Stockbridge — We have learned that the poet, columnist and artist Michelle Gillett of Stockbridge died this morning, February 11.
We have known and admired Michelle, and her work, for the past two decades, as a weekly columnist for the Berkshire Eagle, as poet whose poetry we have published on The Edge, and as an accomplished painter whose creations we would watch as they emerged in the studio of the artist Joan Griswold.
A full obituary will follow shortly, but in tribute to Michelle’s true gifts as a poet and artist, and to her wonderfully generous spirit that she shared with others, including with my son Davy at Muddy Brook Elementary School where she volunteered to coach young writers in the art of poetry, we offer here a poem of hers that we published last year:
Not There
As we drive past Benedict Pond, you make me stop the car.

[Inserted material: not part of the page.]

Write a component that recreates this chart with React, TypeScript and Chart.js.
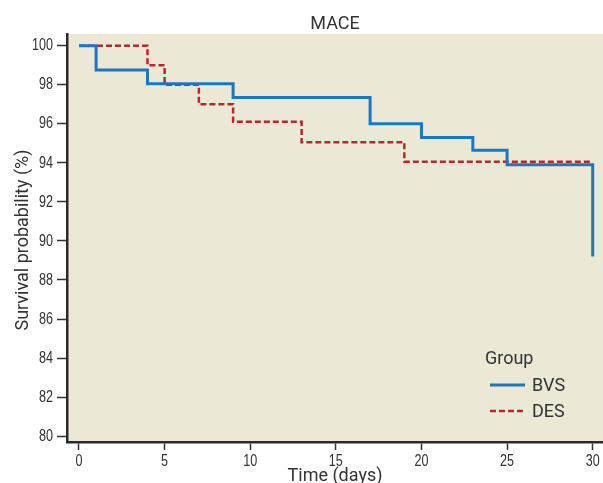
import React, { useEffect, useRef } from 'react';
import { Chart, registerables } from 'chart.js';

Chart.register(...registerables);

// ---- data ----
const chartTitle = 'MACE';
const xAxisTitle = 'Time (days)';
const yAxisTitle = 'Survival probability (%)';
const legendTitle = 'Group';
const groupNames = ['BVS', 'DES'];

const timeTicks = [0, 5, 10, 15, 20, 25, 30];
const survivalTicks = [80, 82, 84, 86, 88, 90, 92, 94, 96, 98, 100];

const bvsTimes = [0, 1, 4, 9, 17, 20, 23, 25, 30, 30];
const bvsSurvival = [100, 98.75, 98.05, 97.35, 96.0, 95.3, 94.65, 93.9, 93.9, 89.2];

const desTimes = [0, 4, 5, 7, 9, 13, 19, 30];
const desSurvival = [100, 99.0, 98.0, 97.0, 96.1, 95.05, 94.05, 94.05];

const BLUE = '#1c77c0';
const RED = '#b8262e';
const BG = '#ece8d6';
const INK = '#333333';
const SANS = 'Roboto, "Liberation Sans", sans-serif';
const TICKFONT = '"Liberation Sans", Arial, sans-serif';
const SQUEEZE = 0.74;

const decorPlugin = {
  id: 'decor',
  beforeDraw(chart: any) {
    const { ctx, chartArea } = chart;
    ctx.save();
    ctx.fillStyle = '#ffffff';
    ctx.fillRect(0, 0, chart.width, chart.height);
    ctx.fillStyle = BG;
    ctx.fillRect(chartArea.left, chartArea.top, chartArea.right - chartArea.left, chartArea.bottom - chartArea.top);
    ctx.restore();
  },
  afterDraw(chart: any) {
    const { ctx, chartArea, scales } = chart;
    ctx.save();

    // condensed tick labels, placed through the library's scales
    ctx.fillStyle = INK;
    ctx.font = `17px ${TICKFONT}`;
    ctx.textBaseline = 'middle';
    for (const t of scales.y.ticks) {
      const py = scales.y.getPixelForValue(t.value);
      ctx.save();
      ctx.translate(53, py);
      ctx.scale(SQUEEZE, 1);
      ctx.textAlign = 'right';
      ctx.fillText(String(t.value), 0, 0);
      ctx.restore();
    }
    for (const t of scales.x.ticks) {
      const px = scales.x.getPixelForValue(t.value);
      ctx.save();
      ctx.translate(px, 461);
      ctx.scale(SQUEEZE, 1);
      ctx.textAlign = 'center';
      ctx.fillText(String(t.value), 0, 0);
      ctx.restore();
    }

    ctx.font = `18px ${SANS}`;
    ctx.textAlign = 'center';
    ctx.textBaseline = 'alphabetic';
    // title
    ctx.fillText(chartTitle, (chartArea.left + chartArea.right) / 2, 29);
    // x title
    ctx.fillText(xAxisTitle, (chartArea.left + chartArea.right) / 2, 481);
    // y title
    ctx.save();
    ctx.translate(28, 240);
    ctx.rotate(-Math.PI / 2);
    ctx.fillText(yAxisTitle, 0, 0);
    ctx.restore();

    // legend
    ctx.textAlign = 'left';
    ctx.textBaseline = 'middle';
    ctx.fillText(legendTitle, 485, 359);
    const rows = [
      { name: groupNames[0], color: BLUE, dash: [] as number[], width: 3, y: 385 },
      { name: groupNames[1], color: RED, dash: [6, 3], width: 2.5, y: 411 },
    ];
    for (const r of rows) {
      ctx.save();
      ctx.strokeStyle = r.color;
      ctx.lineWidth = r.width;
      ctx.setLineDash(r.dash);
      ctx.beginPath();
      ctx.moveTo(490, r.y);
      ctx.lineTo(525, r.y);
      ctx.stroke();
      ctx.restore();
      ctx.fillStyle = INK;
      ctx.fillText(r.name, 532, r.y + 1);
    }
    ctx.restore();
  },
};

export default function App() {
  const canvasRef = useRef<HTMLCanvasElement | null>(null);

  useEffect(() => {
    const canvas = canvasRef.current;
    if (!canvas) return;
    const chart = new Chart(canvas, {
      type: 'line',
      data: {
        datasets: [
          {
            label: groupNames[0],
            data: bvsTimes.map((t, i) => ({ x: t, y: bvsSurvival[i] })),
            borderColor: BLUE,
            borderWidth: 3,
            pointRadius: 0,
            stepped: 'before',
            fill: false,
          },
          {
            label: groupNames[1],
            data: desTimes.map((t, i) => ({ x: t, y: desSurvival[i] })),
            borderColor: RED,
            borderWidth: 2.5,
            borderDash: [6, 3],
            pointRadius: 0,
            stepped: 'before',
            fill: false,
          },
        ],
      },
      options: {
        responsive: false,
        animation: false,
        devicePixelRatio: 1,
        layout: { padding: { top: 34, left: 0, right: 0, bottom: 0 } },
        plugins: {
          legend: { display: false },
          title: { display: false },
          tooltip: { enabled: false },
        },
        scales: {
          x: {
            type: 'linear',
            min: -0.7,
            max: 30.6,
            afterFit: (scale: any) => {
              scale.height = 41;
              scale.paddingLeft = 0;
              scale.paddingRight = 0;
            },
            afterBuildTicks: (scale: any) => {
              scale.ticks = timeTicks.map((v) => ({ value: v }));
            },
            border: { display: true, color: '#2a2a2a', width: 2.5 },
            grid: {
              display: true,
              drawOnChartArea: false,
              drawTicks: true,
              tickLength: 8,
              tickColor: INK,
              tickWidth: 1.5,
            },
            ticks: { display: false },
          },
          y: {
            type: 'linear',
            min: 79.7,
            max: 100.6,
            afterFit: (scale: any) => {
              scale.width = 67;
              scale.paddingTop = 0;
              scale.paddingBottom = 0;
            },
            afterBuildTicks: (scale: any) => {
              scale.ticks = survivalTicks.map((v) => ({ value: v }));
            },
            border: { display: true, color: '#2a2a2a', width: 2.5 },
            grid: {
              display: true,
              drawOnChartArea: false,
              drawTicks: true,
              tickLength: 10,
              tickColor: INK,
              tickWidth: 1.5,
            },
            ticks: { display: false },
          },
        },
      },
      plugins: [decorPlugin],
    } as any);
    return () => chart.destroy();
  }, []);

  return (
    <div style={{ position: 'fixed', left: 0, top: 0, width: 603, height: 483 }}>
      <canvas ref={canvasRef} width={603} height={483} style={{ width: 603, height: 483 }} />
    </div>
  );
}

Listen, you say, a loon. But it is only the day
lifting out of its surfaces — yellow lilies
floating on the water, shade occupying the trees,
the kind of clarity that comes when there is no more
to say and we invent other sounds.
What do we need to hear beyond our stories,
to make this afternoon singular among the ones that go
so un-oracled they become the same
repeated notes? It is always dangerous to move
deeper into that forest of listening, always easy
to get lost in what is not there. The loon’s song
sounds like laughter when it means alarm,
but we imagine happiness — a mistake we can’t help stopping for.